The moving finger writes, and having writ, moves on
Nor all thy piety nor wit shall lure it back to cancel half a line
Nor all thy tears wash out a word of it.
- Rubayat of Omar Khayam
To gain access to the front room at Franz Ehmann's Soapbox during the week hours you have to ask for the key from Franz. The front room is a glass-windowed box with nothing between it and the roaring traffic of Brunswick Street but a narrow strip of pavement. On opening nights, though, the room's open for the duration, and in the almost unbearable heat of summer the crowds inevitably congregate here or in the tiny back courtyard that leads to the toilets.
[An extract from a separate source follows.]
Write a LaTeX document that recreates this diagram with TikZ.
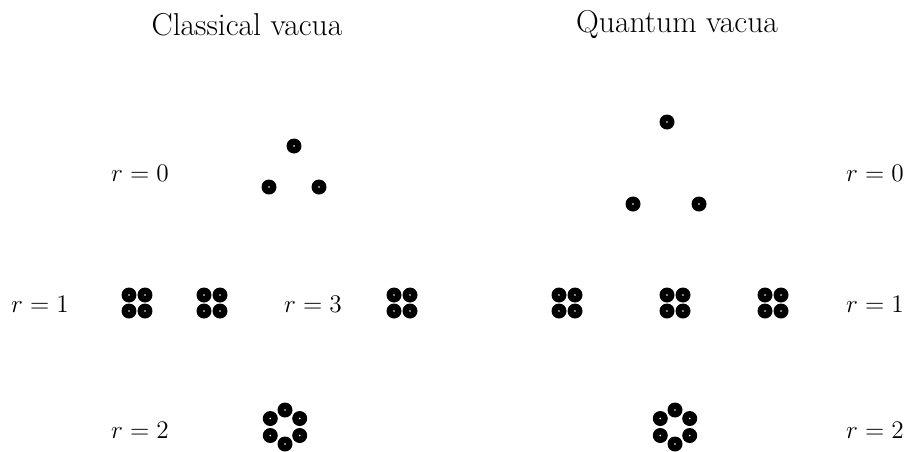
\documentclass[tikz,border=0pt]{standalone}
\begin{document}
\begin{tikzpicture}[
    x=0.02cm, y=-0.02cm,
    title/.style={font=\fontsize{18}{22}\selectfont, anchor=center},
    lbl/.style={font=\fontsize{15.5}{18}\selectfont, anchor=center},
    vac/.style={circle, fill=black, inner sep=0pt, minimum size=0.3cm,
        path picture={\fill[white] (path picture bounding box.center) circle (0.5pt);}}
]
\useasboundingbox (0,0) rectangle (910,451);

% Titles
\node[title] (tclass) at (247, 25) {Classical vacua};
\node[title] (tquant) at (677, 25) {Quantum vacua};

% Labels
\node[lbl] (cr0) at (140, 173) {$r=0$};
\node[lbl] (cr1) at (40, 304) {$r=1$};
\node[lbl] (cr3) at (313, 304) {$r=3$};
\node[lbl] (cr2) at (140, 430) {$r=2$};
\node[lbl] (qr0) at (875, 173) {$r=0$};
\node[lbl] (qr1) at (875, 304) {$r=1$};
\node[lbl] (qr2) at (875, 430) {$r=2$};

% Classical triangle
\node[vac] (ct1) at (294, 146) {};
\node[vac] (ct2) at (269, 187) {};
\node[vac] (ct3) at (319, 187) {};

% Quantum triangle
\node[vac] (qt1) at (667, 122) {};
\node[vac] (qt2) at (633, 204) {};
\node[vac] (qt3) at (699, 204) {};

% Quadruplets
\foreach \name/\cx in {ca/137, cb/212, cc/402, qa/567, qb/675, qc/773} {
    \node[vac] (\name1) at (\cx-8, 295) {};
    \node[vac] (\name2) at (\cx+8, 295) {};
    \node[vac] (\name3) at (\cx-8, 311) {};
    \node[vac] (\name4) at (\cx+8, 311) {};
}

% Hexagons
\foreach \name/\cx in {ch/285, qh/675} {
    \foreach \i in {1,...,6} {
        \node[vac] (\name\i) at ([shift={(\cx,427)}] 90+60*\i:17) {};
    }
}

\end{tikzpicture}
\end{document}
Bleak choices, you might think.
Bleakness has provided an influential leitmotif for attempts to define modern (and post-modern) life for the past century. But the locations to which this bleakness has been traced has shifted from landscapes to the urban environment.
In American Psycho Brett Easton Ellis mines the bleakness that lies deeper than the glossy veneer of what poses for contemporary American culture. This particular bleakness lies a long way from that which epitomised bleakness to the generation before my own: T. S. Eliot's The Wasteland carved out an empty soulless neverland that nevertheless echoes with the emptiness of God's retreat. Easton Ellis' contemporary mise en scene rings with no such yearnings. The smooth flawless high-sheen walls of his apartments and offices, bars and restaurants offer nothing but the hollow echoes of mindless banter. Easton-Ellis clads bleakness in custom-cut couture, carefully selected for the association that branding brings. Easton Ellis' moral and ethical wasteland spares no remorse for the heart that has been cut out with a chain-saw when it can settle for style. If Eliot's wasteland evokes the grainy horrors of the Somme and Ypres, then Easton Ellis' resonate with the ghastly clichés of the corporate world.
The installation of Christian Flynn sifts through more familiar and domestic representations of maleness – he selects the genteel mementoes of another era and re-brands them – literally – with chilling reminders that the tools of old men carry traces of bitterness and bleakness that leach into the present.
I visited Christian Flynn's exhibition on a weekday. In order to see into the unlit room you have to peer closely into the window. Mere metres behind your back the scream of traffic shaves against the pavement. The prospect of contemplation has been ground to a knife wedge of possibility by the friction of daily life. Inside, the room bears traces of its former uses – a sink, domestic proportions. An axe has been positioned against the wall opposite, and along the far wall a series of small watercolours. The shapes they depict are amorphous, becoming. They seem like fragile attempts to create form. They seem threatened by the objects assembled in the room.
Against the window, a table has been pushed. On it lies a selection of implements - a gavel, a cheese board, a small axe, a mallet, a plane, a spirit level. Such objects, perhaps gleaned from collector's shops and antique stores, are among that kind of bric-a-brac that accrues value in proportion to the sense in which they seem to evoke another time. Other values. Their wooden surfaces have been worn into a subtle patina through years of use. They seem quaint. Olde-worlde. The kind of genteel stuff that reeks of an era when people had time to perform slow, more meditative tasks. A time that seemed a world away from the pace of the traffic beyond the window.
Once inside, though, the objects bear evidence of having been tattooed with script. A number of fonts and styles, but all writ with the kind of burning and scarring that a soldering iron leaves. And the words and phrases that are etched into the surface reclaim these objects back from the dim mists of sentiment into a legacy that has continued unbroken from generation to generation.
On the axe - 'The blood of the other, of another, fills my shoes and the light of a righteous God fills my heart.'
On the gavel – 'Spare No-one.'
And on the breadboard – 'The sins of grand old men stain long and fast. The reek of that old blood cannot be put down. Its mind will pierce you and poison. Do not doubt the potency of this.'
And so on. From object to object.
Like the words in the epic Persian poem Rubayat of Omar Khayam, the words seemed to momentarily hang in the air, hover with portent, and then vanish. Outside the world's traffic flowed on and the airwaves and tabloids and screens pulsated endlessly with justifications for old men's wars.